For us, the show also acts as a lens for looking back upon our childhoods. All those familiar experiences, all these characters who remind me ever so subtly of people we've met, friends we've known--people we should have treated better, decisions we should have reconsidered. It's a wonderful opportunity for mothers to reflect, over 20 years of My Little Pony, on the kind of world they want to make for their daughters. It's an equally wonderful opportunity for young dudes like me to think about what our own place in that world would be--certainly not anything close to the adulthood the cartoons of our own youth prepared us for, rife with scowling, power games, heroic sacrifice, and man tears.
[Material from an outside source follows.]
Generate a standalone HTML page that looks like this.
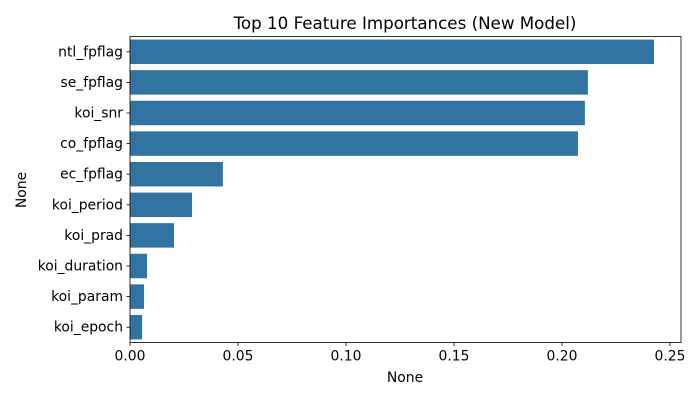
<!DOCTYPE html>
<html><head><meta charset="utf-8"><style>
html,body{margin:0;padding:0;background:#fff;}
svg{display:block;font-family:"DejaVu Sans","Liberation Sans",sans-serif;}
</style></head><body>
<svg id="chart" width="700" height="400" viewBox="0 0 700 400">
<text x="405" y="29" font-size="16.7" text-anchor="middle" fill="#000">Top 10 Feature Importances (New Model)</text>
<g id="bars"></g>
<g id="xticks"></g>
<g id="yticks"></g>
<rect x="130" y="36.5" width="551" height="306" fill="none" stroke="#000" stroke-width="0.8"/>
<text x="405" y="382" font-size="13.9" text-anchor="middle">None</text>
<text x="26" y="190" font-size="13.9" text-anchor="middle" transform="rotate(-90 26 190)">None</text>
</svg>
<script>
const categories = ["ntl_fpflag","se_fpflag","koi_snr","co_fpflag","ec_fpflag","koi_period","koi_prad","koi_duration","koi_param","koi_epoch"];
const importances = [0.2426,0.2120,0.2106,0.2074,0.0430,0.0287,0.0204,0.0079,0.0065,0.0056];
const xTickValues = [0,0.05,0.10,0.15,0.20,0.25];
const xTickLabels = ["0.00","0.05","0.10","0.15","0.20","0.25"];

const NS="http://www.w3.org/2000/svg";
const L=130,R=681,T=36.5,B=342.5;
const xMax=0.2551;
const x=v=>L+v/xMax*(R-L);
const band=(B-T)/categories.length;
const y=i=>T+band*i;
const bars=document.getElementById('bars');
categories.forEach((c,i)=>{
  const r=document.createElementNS(NS,'rect');
  r.setAttribute('x',x(0));r.setAttribute('y',y(i)+band*0.1);
  r.setAttribute('width',x(importances[i])-x(0));r.setAttribute('height',band*0.8);
  r.setAttribute('fill','#3274a1');
  
  
  bars.appendChild(r);
  const yt=document.getElementById('yticks');
  const tk=document.createElementNS(NS,'line');
  const cy=y(i)+band/2;
  tk.setAttribute('x1',L-3.5);tk.setAttribute('x2',L);tk.setAttribute('y1',cy);tk.setAttribute('y2',cy);
  tk.setAttribute('stroke','#000');tk.setAttribute('stroke-width','0.8');
  
  
  yt.appendChild(tk);
  const t=document.createElementNS(NS,'text');
  t.setAttribute('x',L-7);t.setAttribute('y',cy+4.5);t.setAttribute('text-anchor','end');t.setAttribute('font-size','13.9');
  t.textContent=c;
  
  
  yt.appendChild(t);
});
const xt=document.getElementById('xticks');
xTickValues.forEach((v,i)=>{
  const tk=document.createElementNS(NS,'line');
  tk.setAttribute('x1',x(v));tk.setAttribute('x2',x(v));tk.setAttribute('y1',B);tk.setAttribute('y2',B+3.5);
  tk.setAttribute('stroke','#000');tk.setAttribute('stroke-width','0.8');
  
  
  xt.appendChild(tk);
  const t=document.createElementNS(NS,'text');
  t.setAttribute('x',x(v));t.setAttribute('y',B+18);t.setAttribute('text-anchor','middle');t.setAttribute('font-size','13.9');
  t.textContent=xTickLabels[i];
  
  
  xt.appendChild(t);
});
</script>
</body></html>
Thank you, Lauren Faust, producer Jayson Thiessen, Studio B, and all the rest of the MLP:FIM staff who worked way harder (like, at least 20% harder) than you absolutely needed to, for making this show so fantastic. And brohoofs and pony hugs for reminding me, and a whole generation of men raised to be X-Men and Power Rangers, that there is nothing more precious in life than spending time with all your very best friends.

Every episode is on YouTube. Go watch some before they get taken down.